Breyer Out, Jackson In at Supreme Court
Ketanji Brown Jackson was sworn in as an associate justice of the Supreme Court at noon on Thursday, following completion of the Court’s term.
Court business has eclipsed the historic nature of Jackson’s confirmation. This month, the justices overturned Roe v. Wade, recognized the constitutional right to carry firearms for self-defense, and dealt religious schools a long-sought victory on voucher eligibility. Those developments followed President Joe Biden to a NATO summit in Madrid, where he denounced the Court on the world stage for its “outrageous behavior.”

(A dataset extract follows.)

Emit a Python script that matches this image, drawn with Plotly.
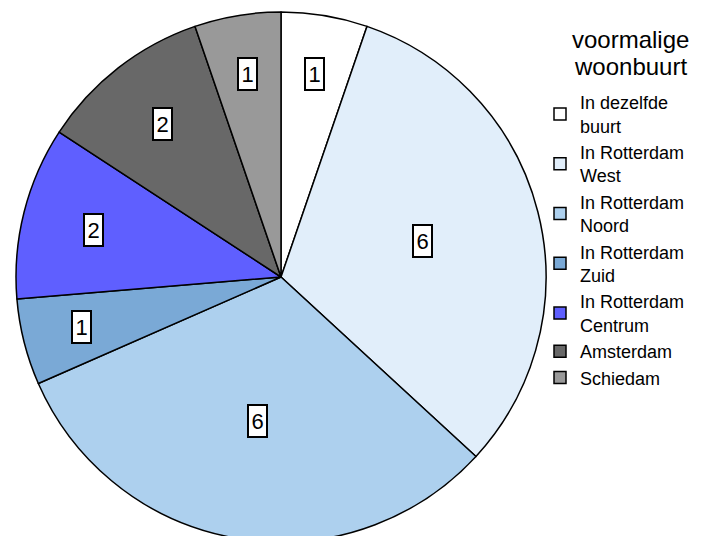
import math
import plotly.graph_objects as go

categories = ["In dezelfde<br>buurt", "In Rotterdam<br>West", "In Rotterdam<br>Noord",
              "In Rotterdam<br>Zuid", "In Rotterdam<br>Centrum", "Amsterdam", "Schiedam"]
values = [1, 6, 6, 1, 2, 2, 1]
colors = ["#FFFFFF", "#E1EEFA", "#ADD0EE", "#7AA9D6", "#5F5FFF", "#686868", "#999999"]
legend_title_lines = ["voormalige", "woonbuurt"]

W, H = 704, 536
dom_x = [8 / W, 538 / W]
dom_y = [2 / H, 532 / H]

fig = go.Figure(go.Pie(
    labels=categories, values=values, sort=False, direction="clockwise",
    marker=dict(colors=colors, line=dict(color="black", width=1.5)),
    textinfo="none", hoverinfo="label+value", domain=dict(x=dom_x, y=dom_y),
))

# label boxes placed at each slice's mid-angle
cx_px = (dom_x[0] + dom_x[1]) / 2 * W
cy_px = (dom_y[0] + dom_y[1]) / 2 * H
R = min((dom_x[1] - dom_x[0]) * W, (dom_y[1] - dom_y[0]) * H) / 2
total = sum(values)
cum = 0
annotations = []
for v in values:
    mid = cum + v / 2
    cum += v
    ang = math.radians(90 - mid / total * 360)
    rf = 0.82 - 0.045 * v
    x = (cx_px + rf * R * math.cos(ang)) / W
    y = (cy_px + rf * R * math.sin(ang)) / H
    annotations.append(dict(
        x=x, y=y, xref="paper", yref="paper", xanchor="center", yanchor="middle",
        text=str(v), showarrow=False,
        font=dict(family="Liberation Sans, Arial", size=22, color="black"),
        bgcolor="white", bordercolor="black", borderwidth=2, borderpad=2.5,
    ))

# legend title, one annotation per line for tight leading
for i, line in enumerate(legend_title_lines):
    annotations.append(dict(
        x=622 / W, y=1 - (32 + 26 * i) / H, xref="paper", yref="paper",
        xanchor="center", yanchor="middle", text=line, showarrow=False,
        font=dict(family="Liberation Sans, Arial", size=24, color="black"),
    ))

fig.update_layout(
    width=W, height=H, margin=dict(l=0, r=0, t=0, b=0),
    paper_bgcolor="white", plot_bgcolor="white",
    font=dict(family="Liberation Sans, Arial", color="black"),
    annotations=annotations,
    legend=dict(
        x=532 / W, y=1 - 76 / H, xanchor="left", yanchor="top",
        bgcolor="rgba(0,0,0,0)",
        font=dict(size=18), tracegroupgap=0, itemwidth=30,
    ),
)

fig.write_html("out.html")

“With a full heart, I accept the solemn responsibility of supporting and defending the Constitution and administering justice without fear or favor,” Jackson said in a short statement released from the Court. “I extend my sincerest thanks to all of my new colleagues for their warm and gracious welcome.”
The Court’s upcoming term, which begins in October, is packed with opportunities for Jackson to assert herself if she so chooses. The Court will decide cases involving redistricting, election procedures, a Christian website designer who declined to set up wedding websites for same-sex couples, and the constitutionality of the Indian Child Welfare Act, a federal statute prized by tribes.
While the new justice recused herself from a landmark challenge to affirmative action practices at Harvard, she can still participate in a companion case in which the University of North Carolina is the defendant.
Jackson’s arrival might relieve the Court of its late internal tensions. Decisions on abortion, gun rights, free exercise, and agency power have deeply divided the justices. Anger even surfaced in an intra-conservative spat over an Indian law case on Wednesday, as Justice Neil Gorsuch handed down an excoriating dissent to a majority opinion Justice Brett Kavanaugh authored.
And court officials are still running down the unprecedented leak of a draft majority opinion overturning Roe v. Wade, a breach surely received as a personal betrayal in the familial setting of the Court.
The abortion case, Dobbs v. Jackson Women’s Health Organization, featured a joint dissent from the three liberal justices that pointedly put the screws to the Court’s three Trump appointees. The dissenters wrote that abortion precedent was changing simply by dint of numbers, rather than principled legal reasons.
“It is impossible to conclude that anything else has happened here,” they wrote. “One of us once said that it is not often in the law that so few have so quickly changed so much.”
That person was Stephen Breyer, whom Jackson now succeeds.